Graduates from the two Federal Institutes of Technology are considered worldwide to have a Master's Degree. For professional purposes, the diploma of a School of Engineering corresponds to a Bachelor of Engineering degree, or even exceeds it. Graduates in good standing may internationally be considered for graduate studies. Graduates in a FEANI discipline from ETH as well as from the Schools of Engineering qualify for the FEANI register.
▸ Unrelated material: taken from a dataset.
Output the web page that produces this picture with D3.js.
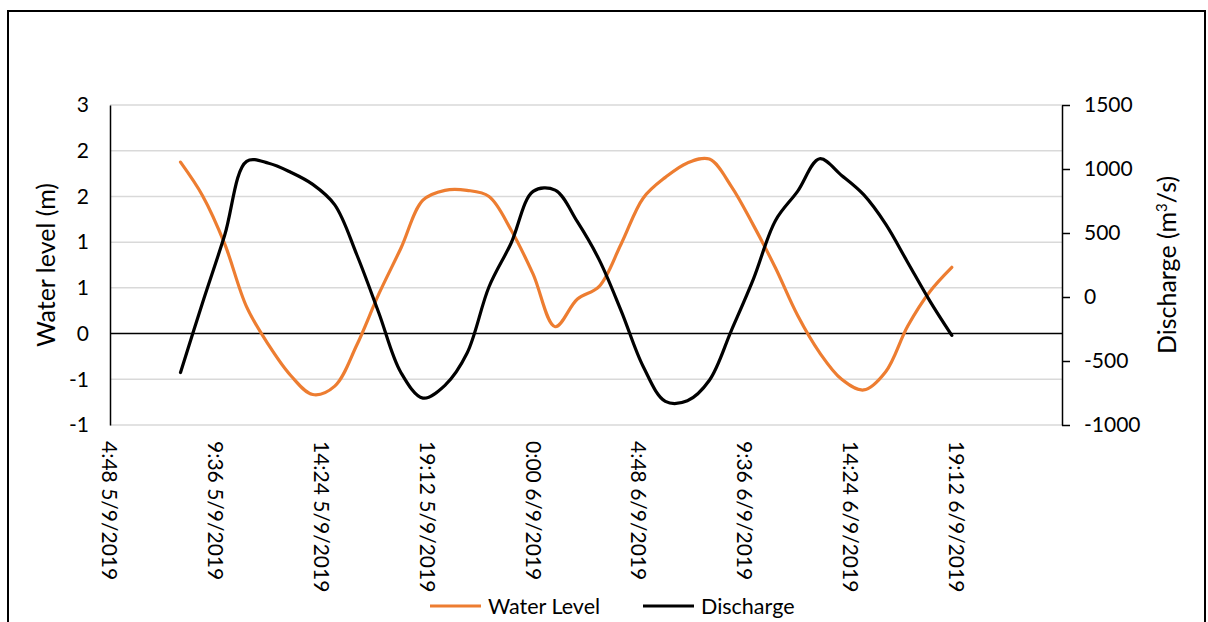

Adopting the Bologna postulates
At present, both universities and Universities of Applied Sciences are in the process of introducing the Bachelor/Master concept according to the Bologna Declaration. ETH has decided to formally defer the dual degree "Dipl. Ing. ETH/MSc" for its legacy studies and to offer a BSc degree programme which follows more or less the first 3 years thereof, appended by a diploma project. However, the BSc degree is primarily meant as a hinge for student mobility and not for professional purposes. Universities of Applied Sciences on the other hand are introducing graduate programmes leading to a Master of Engineering. In the course of this process, the permeability between the two education systems is being reconsidered.
European Union programmes
Switzerlandis not a member of the European Union. But, through EFTA and also directly by entering into association contracts it striving to partake in the major EU programmes concerning education as well as technical and scientific advancement.
Switzerland participates as a silent partner of SOCRATES/ERASMUS, e.g. Swiss institutions have entered bilateral agreements with peer institutions according to ERASMUS contract guidelines. The Swiss government provides funding for both incoming and outgoing students. ECTS transparency is widely supported. Translation tables for local grading are being provided; some institutions have even adopted the ECTS grading scheme.